**MATERIALS PROVIDED**

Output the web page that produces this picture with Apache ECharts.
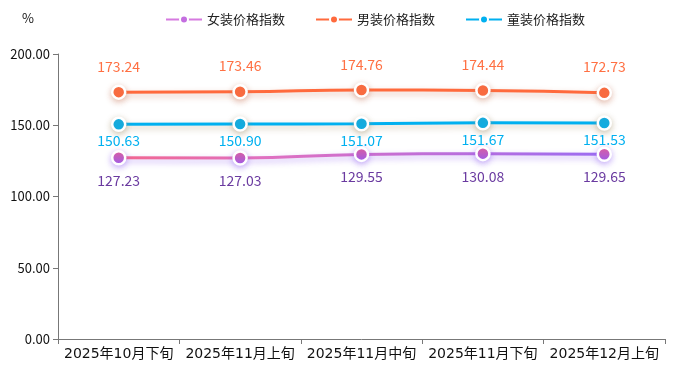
<!DOCTYPE html>
<html><head><meta charset="utf-8">
<script src="https://cdn.jsdelivr.net/npm/echarts@6/dist/echarts.min.js"></script>
<style>html,body{margin:0;padding:0;background:#fff}#c{width:680px;height:374px}</style>
</head><body><div id="c"></div>
<script>
const categories = ['2025年10月下旬','2025年11月上旬','2025年11月中旬','2025年11月下旬','2025年12月上旬'];
const women = [127.23,127.03,129.55,130.08,129.65];
const men = [173.24,173.46,174.76,174.44,172.73];
const kids = [150.63,150.90,151.07,151.67,151.53];
const yTicks = {min:0,max:200,interval:50};
const font = '"Noto Sans CJK SC","Microsoft YaHei",sans-serif';
const grad = new echarts.graphic.LinearGradient(0,0,1,0,[{offset:0,color:'#f2668f'},{offset:0.3,color:'#e070c0'},{offset:1,color:'#9b6cf2'}]);
const gradV = new echarts.graphic.LinearGradient(0,0,0,1,[{offset:0,color:'#f0608a'},{offset:1,color:'#9b5cf0'}]);
function mk(name, data, lineColor, markerColor, labelColor, pos, dist, shadow){
  return {name, type:'line', data, smooth:true, symbol:'circle', symbolSize:13,
    lineStyle:{width:3,color:lineColor,shadowColor:shadow,shadowBlur:6,shadowOffsetY:3},
    itemStyle:{color:markerColor,borderColor:'#fff',borderWidth:2.5,shadowColor:shadow,shadowBlur:6,shadowOffsetY:2},
    label:{show:true,position:pos,distance:dist,color:labelColor,fontSize:14,fontFamily:font,formatter:p=>p.value.toFixed(2)}};
}
const chart = echarts.init(document.getElementById('c'));
chart.setOption({
  animation:false,
  legend:{top:8,left:160,itemWidth:36,itemHeight:10,itemGap:30,textStyle:{fontSize:13,fontFamily:font,color:'#222'},
    data:[{name:'女装价格指数',itemStyle:{color:'#c46ee0'},lineStyle:{color:'#d67ae0'}},{name:'男装价格指数'},{name:'童装价格指数'}]},
  grid:{left:58,right:15,top:54,bottom:35},
  xAxis:{type:'category',data:categories,boundaryGap:true,
    axisLine:{lineStyle:{color:'#777'}},axisTick:{show:true,lineStyle:{color:'#777'}},
    axisLabel:{color:'#111',fontSize:14,fontFamily:'"DejaVu Sans","Noto Sans CJK SC",sans-serif',interval:0,margin:8}},
  yAxis:{type:'value',min:yTicks.min,max:yTicks.max,interval:yTicks.interval,name:'%',nameGap:29,
    nameTextStyle:{color:'#111',fontSize:13,fontFamily:font,padding:[0,60,0,0]},
    axisLine:{show:true,lineStyle:{color:'#777'}},axisTick:{show:true,lineStyle:{color:'#777'}},splitLine:{show:false},
    axisLabel:{color:'#111',fontSize:13,fontFamily:font,formatter:v=>v.toFixed(2)}},
  series:[
    mk('女装价格指数',women,grad,gradV,'#6a3aa0','bottom',8,'rgba(140,90,240,0.45)'),
    mk('男装价格指数',men,'#ff6a3d','#ff6a3d','#ff7043','top',11,'rgba(200,120,90,0.45)'),
    mk('童装价格指数',kids,'#00b0f0','#00b0f0','#00b0f0','bottom',2,'rgba(160,140,100,0.45)')
  ]
});
</script></body></html>
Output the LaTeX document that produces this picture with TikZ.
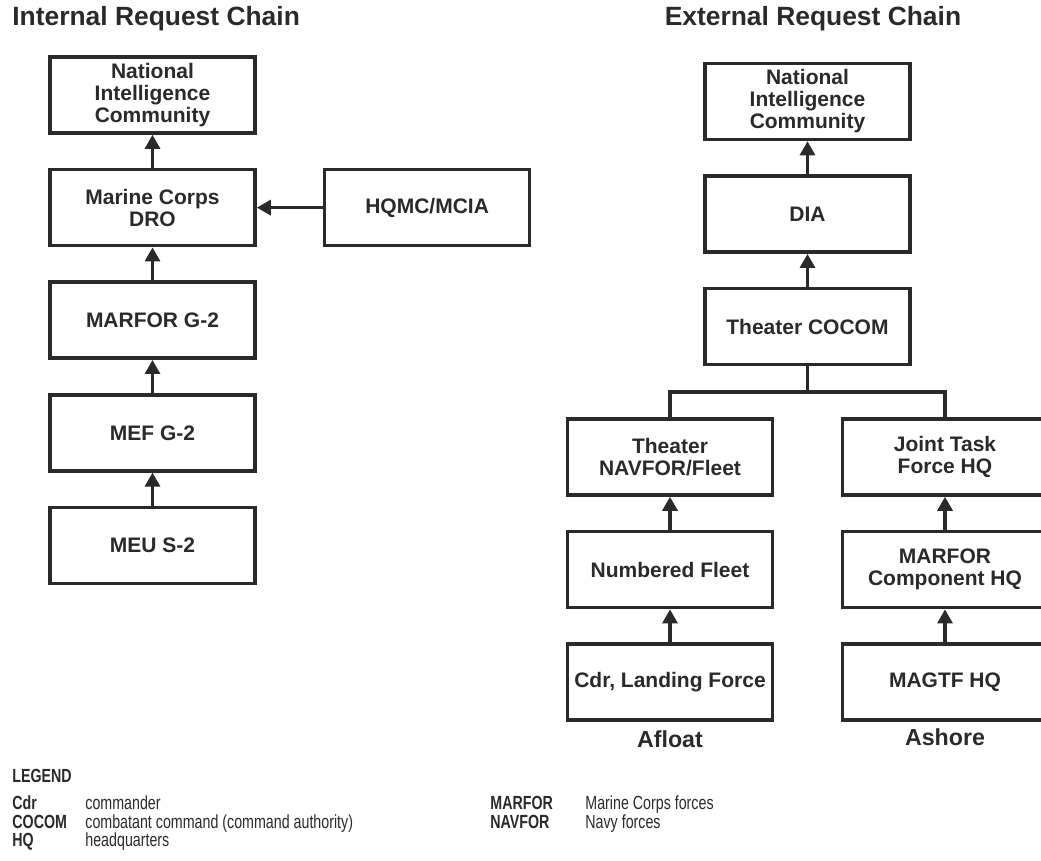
\documentclass[tikz,border=0pt]{standalone}
\usepackage{fontspec}
\setmainfont{Liberation Sans}
\newfontfamily\narrowfont[FakeStretch=0.75]{Liberation Sans}
\usepackage{xcolor}
\definecolor{ink}{HTML}{2A2A2A}
\usetikzlibrary{arrows.meta,positioning}

\newcommand{\abbr}[1]{\textbf{#1}}

\begin{document}
\begin{tikzpicture}[
    x=0.5pt, y=-0.5pt,
    node distance=16.5pt,
    unit/.style={rectangle, draw=ink, line width=1.8pt, fill=white, text=ink, minimum width=102.5pt, minimum height=38pt, inner sep=1pt, align=center, font=\fontsize{10.5}{11}\selectfont\bfseries},
    up/.style={-{Triangle[width=7.5pt,length=7pt]}, line width=1.6pt, draw=ink},
    link/.style={line width=1.6pt, draw=ink},
    heading/.style={inner sep=0pt, text=ink, font=\fontsize{13.2}{15}\selectfont\bfseries},
    caption/.style={text=ink, font=\fontsize{11.6}{13}\selectfont\bfseries},
    legendtext/.style={inner sep=0pt, anchor=base west, text=ink, font=\fontsize{9.5}{7.2}\narrowfont}
]
\useasboundingbox (0,0) rectangle (1041,861);

% Titles
\node[heading, anchor=west] (intTitle) at (12,19) {Internal Request Chain};
\node[heading] (extTitle) at (813,19) {External Request Chain};

% Internal chain
\node[unit] (nicA) at (152.5,95) {National\\Intelligence\\Community};
\node[unit, below=of nicA] (dro) {Marine Corps\\DRO};
\node[unit, below=of dro] (marforG) {MARFOR G-2};
\node[unit, below=of marforG] (mef) {MEF G-2};
\node[unit, below=of mef] (meu) {MEU S-2};
\node[unit, right=33pt of dro] (hqmc) {HQMC/MCIA};

% External chain
\node[unit] (nicB) at (807.5,101.5) {National\\Intelligence\\Community};
\node[unit, below=of nicB] (dia) {DIA};
\node[unit, below=of dia] (cocom) {Theater COCOM};
\coordinate (fork) at (807.5,392);

% Afloat branch
\node[unit] (navfor) at (670,457) {Theater\\NAVFOR/Fleet};
\node[unit, below=of navfor] (fleet) {Numbered Fleet};
\node[unit, below=of fleet] (cdrlf) {Cdr, Landing Force};
\node[caption, below=1pt of cdrlf] (afloat) {Afloat};

% Ashore branch
\node[unit] (jtf) at (945,457) {Joint Task\\Force HQ};
\node[unit, below=of jtf] (marforHQ) {MARFOR\\Component HQ};
\node[unit, below=of marforHQ] (magtf) {MAGTF HQ};
\node[caption, below=0pt of magtf] (ashore) {Ashore};

% Arrows
\draw[up] (dro) -- (nicA);
\draw[up] (marforG) -- (dro);
\draw[up] (mef) -- (marforG);
\draw[up] (meu) -- (mef);
\draw[up] (hqmc) -- (dro);
\draw[up] (dia) -- (nicB);
\draw[up] (cocom) -- (dia);
\draw[link] (cocom) -- (fork);
\draw[link] (navfor.north) |- (fork) -| (jtf.north);
\draw[up] (fleet) -- (navfor);
\draw[up] (cdrlf) -- (fleet);
\draw[up] (marforHQ) -- (jtf);
\draw[up] (magtf) -- (marforHQ);

% Legend
\node[legendtext] (legend) at (12,783) {\abbr{LEGEND}};
\node[legendtext] (legendL) at (12,810) {%
  \begin{tabular}[t]{@{}p{36.5pt}@{}l@{}}
    \abbr{Cdr}   & commander\\
    \abbr{COCOM} & combatant command (command authority)\\
    \abbr{HQ}    & headquarters
  \end{tabular}};
\node[legendtext] (legendR) at (490,810) {%
  \begin{tabular}[t]{@{}p{47.5pt}@{}l@{}}
    \abbr{MARFOR} & Marine Corps forces\\
    \abbr{NAVFOR} & Navy forces
  \end{tabular}};

\end{tikzpicture}
\end{document}
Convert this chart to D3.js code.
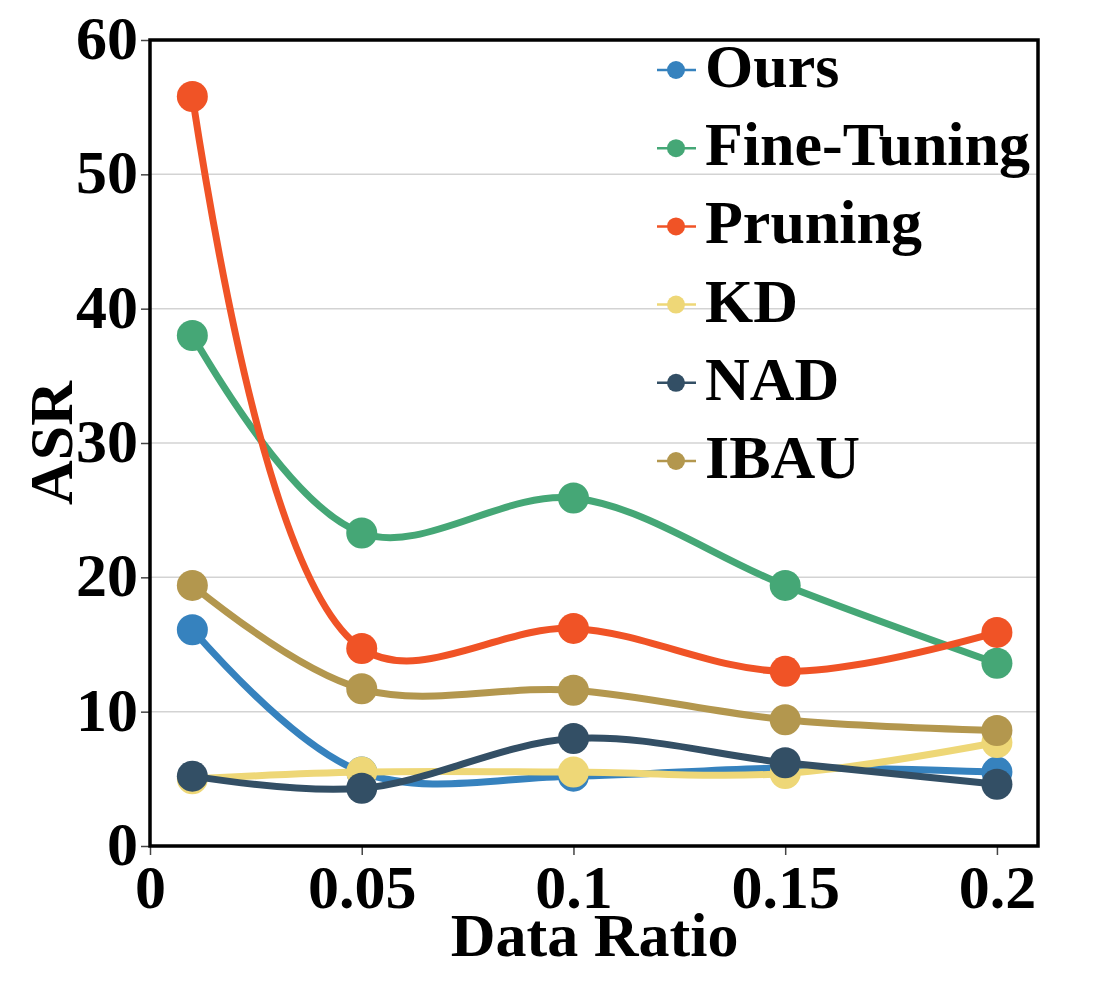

**DIRECTIONS FOR THIS TASK**
Copy the material exactly. Do not include the pictures.

**ANSWER TO THE PROBLEM**
Output the web page that produces this picture with Apache ECharts.
<!DOCTYPE html>
<html><head><meta charset="utf-8">
<script src="https://cdn.jsdelivr.net/npm/echarts@6/dist/echarts.min.js"></script>
<style>html,body{margin:0;padding:0;background:#fff}#c{width:680px;height:374px}</style>
</head><body><div id="c"></div>
<script>
const categories = ['2025年10月下旬','2025年11月上旬','2025年11月中旬','2025年11月下旬','2025年12月上旬'];
const women = [127.23,127.03,129.55,130.08,129.65];
const men = [173.24,173.46,174.76,174.44,172.73];
const kids = [150.63,150.90,151.07,151.67,151.53];
const yTicks = {min:0,max:200,interval:50};
const font = '"Noto Sans CJK SC","Microsoft YaHei",sans-serif';
const grad = new echarts.graphic.LinearGradient(0,0,1,0,[{offset:0,color:'#f2668f'},{offset:0.3,color:'#e070c0'},{offset:1,color:'#9b6cf2'}]);
const gradV = new echarts.graphic.LinearGradient(0,0,0,1,[{offset:0,color:'#f0608a'},{offset:1,color:'#9b5cf0'}]);
function mk(name, data, lineColor, markerColor, labelColor, pos, dist, shadow){
  return {name, type:'line', data, smooth:true, symbol:'circle', symbolSize:13,
    lineStyle:{width:3,color:lineColor,shadowColor:shadow,shadowBlur:6,shadowOffsetY:3},
    itemStyle:{color:markerColor,borderColor:'#fff',borderWidth:2.5,shadowColor:shadow,shadowBlur:6,shadowOffsetY:2},
    label:{show:true,position:pos,distance:dist,color:labelColor,fontSize:14,fontFamily:font,formatter:p=>p.value.toFixed(2)}};
}
const chart = echarts.init(document.getElementById('c'));
chart.setOption({
  animation:false,
  legend:{top:8,left:160,itemWidth:36,itemHeight:10,itemGap:30,textStyle:{fontSize:13,fontFamily:font,color:'#222'},
    data:[{name:'女装价格指数',itemStyle:{color:'#c46ee0'},lineStyle:{color:'#d67ae0'}},{name:'男装价格指数'},{name:'童装价格指数'}]},
  grid:{left:58,right:15,top:54,bottom:35},
  xAxis:{type:'category',data:categories,boundaryGap:true,
    axisLine:{lineStyle:{color:'#777'}},axisTick:{show:true,lineStyle:{color:'#777'}},
    axisLabel:{color:'#111',fontSize:14,fontFamily:'"DejaVu Sans","Noto Sans CJK SC",sans-serif',interval:0,margin:8}},
  yAxis:{type:'value',min:yTicks.min,max:yTicks.max,interval:yTicks.interval,name:'%',nameGap:29,
    nameTextStyle:{color:'#111',fontSize:13,fontFamily:font,padding:[0,60,0,0]},
    axisLine:{show:true,lineStyle:{color:'#777'}},axisTick:{show:true,lineStyle:{color:'#777'}},splitLine:{show:false},
    axisLabel:{color:'#111',fontSize:13,fontFamily:font,formatter:v=>v.toFixed(2)}},
  series:[
    mk('女装价格指数',women,grad,gradV,'#6a3aa0','bottom',8,'rgba(140,90,240,0.45)'),
    mk('男装价格指数',men,'#ff6a3d','#ff6a3d','#ff7043','top',11,'rgba(200,120,90,0.45)'),
    mk('童装价格指数',kids,'#00b0f0','#00b0f0','#00b0f0','bottom',2,'rgba(160,140,100,0.45)')
  ]
});
</script></body></html>
Output the LaTeX document that produces this picture with TikZ.
\documentclass[tikz,border=0pt]{standalone}
\usepackage{fontspec}
\setmainfont{Liberation Sans}
\newfontfamily\narrowfont[FakeStretch=0.75]{Liberation Sans}
\usepackage{xcolor}
\definecolor{ink}{HTML}{2A2A2A}
\usetikzlibrary{arrows.meta,positioning}

\newcommand{\abbr}[1]{\textbf{#1}}

\begin{document}
\begin{tikzpicture}[
    x=0.5pt, y=-0.5pt,
    node distance=16.5pt,
    unit/.style={rectangle, draw=ink, line width=1.8pt, fill=white, text=ink, minimum width=102.5pt, minimum height=38pt, inner sep=1pt, align=center, font=\fontsize{10.5}{11}\selectfont\bfseries},
    up/.style={-{Triangle[width=7.5pt,length=7pt]}, line width=1.6pt, draw=ink},
    link/.style={line width=1.6pt, draw=ink},
    heading/.style={inner sep=0pt, text=ink, font=\fontsize{13.2}{15}\selectfont\bfseries},
    caption/.style={text=ink, font=\fontsize{11.6}{13}\selectfont\bfseries},
    legendtext/.style={inner sep=0pt, anchor=base west, text=ink, font=\fontsize{9.5}{7.2}\narrowfont}
]
\useasboundingbox (0,0) rectangle (1041,861);

% Titles
\node[heading, anchor=west] (intTitle) at (12,19) {Internal Request Chain};
\node[heading] (extTitle) at (813,19) {External Request Chain};

% Internal chain
\node[unit] (nicA) at (152.5,95) {National\\Intelligence\\Community};
\node[unit, below=of nicA] (dro) {Marine Corps\\DRO};
\node[unit, below=of dro] (marforG) {MARFOR G-2};
\node[unit, below=of marforG] (mef) {MEF G-2};
\node[unit, below=of mef] (meu) {MEU S-2};
\node[unit, right=33pt of dro] (hqmc) {HQMC/MCIA};

% External chain
\node[unit] (nicB) at (807.5,101.5) {National\\Intelligence\\Community};
\node[unit, below=of nicB] (dia) {DIA};
\node[unit, below=of dia] (cocom) {Theater COCOM};
\coordinate (fork) at (807.5,392);

% Afloat branch
\node[unit] (navfor) at (670,457) {Theater\\NAVFOR/Fleet};
\node[unit, below=of navfor] (fleet) {Numbered Fleet};
\node[unit, below=of fleet] (cdrlf) {Cdr, Landing Force};
\node[caption, below=1pt of cdrlf] (afloat) {Afloat};

% Ashore branch
\node[unit] (jtf) at (945,457) {Joint Task\\Force HQ};
\node[unit, below=of jtf] (marforHQ) {MARFOR\\Component HQ};
\node[unit, below=of marforHQ] (magtf) {MAGTF HQ};
\node[caption, below=0pt of magtf] (ashore) {Ashore};

% Arrows
\draw[up] (dro) -- (nicA);
\draw[up] (marforG) -- (dro);
\draw[up] (mef) -- (marforG);
\draw[up] (meu) -- (mef);
\draw[up] (hqmc) -- (dro);
\draw[up] (dia) -- (nicB);
\draw[up] (cocom) -- (dia);
\draw[link] (cocom) -- (fork);
\draw[link] (navfor.north) |- (fork) -| (jtf.north);
\draw[up] (fleet) -- (navfor);
\draw[up] (cdrlf) -- (fleet);
\draw[up] (marforHQ) -- (jtf);
\draw[up] (magtf) -- (marforHQ);

% Legend
\node[legendtext] (legend) at (12,783) {\abbr{LEGEND}};
\node[legendtext] (legendL) at (12,810) {%
  \begin{tabular}[t]{@{}p{36.5pt}@{}l@{}}
    \abbr{Cdr}   & commander\\
    \abbr{COCOM} & combatant command (command authority)\\
    \abbr{HQ}    & headquarters
  \end{tabular}};
\node[legendtext] (legendR) at (490,810) {%
  \begin{tabular}[t]{@{}p{47.5pt}@{}l@{}}
    \abbr{MARFOR} & Marine Corps forces\\
    \abbr{NAVFOR} & Navy forces
  \end{tabular}};

\end{tikzpicture}
\end{document}
Convert this chart to D3.js code.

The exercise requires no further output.